Bu ay konuğum, Müsahip filminin yönetmeni Eren Bektaş… İşte eğitimi dışında hem teorik olarak hem de teknik olarak kendimi sinema alanında geliştiren yönetmenin cevapları.
Öncelikle biraz kendinden bahseder misin?
94 yılında Ankara’da doğdum. 2014 yılında Selçuk Üniversitesi İletişim Fakültesi Radyo Televizyon ve Sinema bölümünde sinema eğitimime başladım, şu an aynı bölümde yüksek lisans yapıyorum. Bu eğitimlerim dışında da hem teorik olarak hem de teknik olarak kendimi sinema alanında daha çok geliştirmek için çalışıyorum.
Senin için kısa filmin tanımı nedir?
Kısa filmi ucuz olmayan bir sektörde derdini, sözünü ve cümlelerini söylemek isteyen yönetmenler için bir çıkış yolu olarak görüyorum. Kısa Film hakkında çok farklı yorumlar da yapılabilir ama bence bunların en yalın ve sade hali bu.
Biraz Müsahip’den ve onu çekme nedenlerinden bahseder misin?
Müsâhiplik Alevi Bektaşi geleneğinde daha önce birbirine ikrar vermiş olan iki kişinin eşleri ve çocukları ile beraber öncüleri olan kişinin gösterdiği yolda, dedenin ve cem topluluğunun önünde, Hakk’a yürüyünceye kadar kardeş kalacaklarına, birbirlerini koruyup kollayacaklarına, birlik ve beraberlik içinde yaşayacaklarına dair söz vermeleri biçiminde gerçekleştirilen manevi kardeşliktir. Müsâhip kardeşi olacak kişilerin her şeyleri birbirine eşittir, cem sırasında giyilen kıyafetlerin boyları, yaşları ve yaşam koşulları dâhil bütün her şey aynı ölçüde ve bütünlükte olmalıdır, kesilen müsâhip kurbanı da bu sebepten bütün olarak pişirilip kalan kemikleri ve postu ayak basılmayacak bir yere gömülmektedir. Müsâhip adlı belgesel de bu geleneğin oluş ritüelini anlatmaktadır.

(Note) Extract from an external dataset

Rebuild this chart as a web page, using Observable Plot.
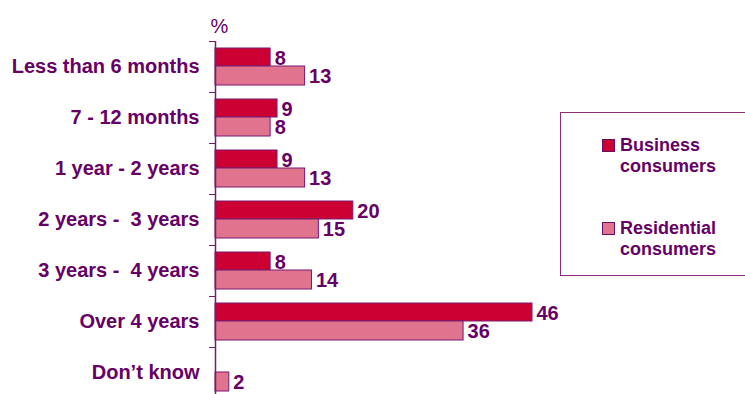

Müsahip’i çekme sebebine gelirsek hem toplumsal ön yargıları biraz kırmak hem de kaybolan önemli bir geleneği hatırlatmak istedik. Görüyorum ve duyuyorum ki bunu biraz başarabilmişiz.
Sence hızla gelişen teknolojinin, kısa filme ne gibi katkıları olabilir? Neler götürür?
Teknolojinin hiç şüphesiz ki en çok etkili olduğu sanat dalı sinema, bu etki maalesef ki olumlu ve olumsuz durumlar doğurmakta. Gelişen kamera, ses ve post-production teknolojisi üretilen filmlerin kalitesi artırmakta iken aynı zamanda yeterli gelişimi sağlamayan filmlerinde üretilmesine sebep olmakta. Bu durum ise üretilen filmler arasında uçurumlar oluşmasına sebep oluyor. Farklı bir durum ise üretmek istediği iyi filmlere destek bulamayan yönetmenlerin çektikleri kısa filmlerin büyük bütçeler ile üretilen kısa filmler karşısında duramamasına ve göz ardı edilmesine sebep oluyor.
Örnek aldığın, sinemasını sevdiğin, yerli ve yabancı yönetmenler kimler?
Örnek aldığım değil ancak izlerken keyif aldığım birçok yönetmen mevcut bunların başında Nuri Bilge Ceylan , Reha Erdem, Ümit Ünal geliyor. Bu durum yabancı yönetmenler için de geçerli ancak orada çok sıkı olarak takip ettiğim yönetmenlerden ziyade iyi bulduğum filmleri takip etmeyi tercih ediyorum.
Türkiye’deki film festivalleri ve kısa filmcilere yaklaşımları konusunda neler söylemek istersin?
Türkiye’de birçok festivalin kendilerini var eden kısa film yönetmenlerine gerekli önemi vermediğini düşünüyorum. Festivaller, kısa film yönetmenlerinin filmlerini izleyiciyle buluşturmak için ellerinde olan tek platform neredeyse ancak maalesef ki bu anlamda tam olarak desteklenemiyorlar.
Son olarak gelecek planlarından bahsedelim…
Master eğitime devam ederken film üretmeye de devam etmek istiyorum. Eğitim yoğunluğum müsaade ettiği sürece farklı arkadaşlarımın projelerin de bulunmayı amaçlıyorum ancak şu an bir an önce yapmak istediğim en önemli şey master dönemimde iken bir film üretmek.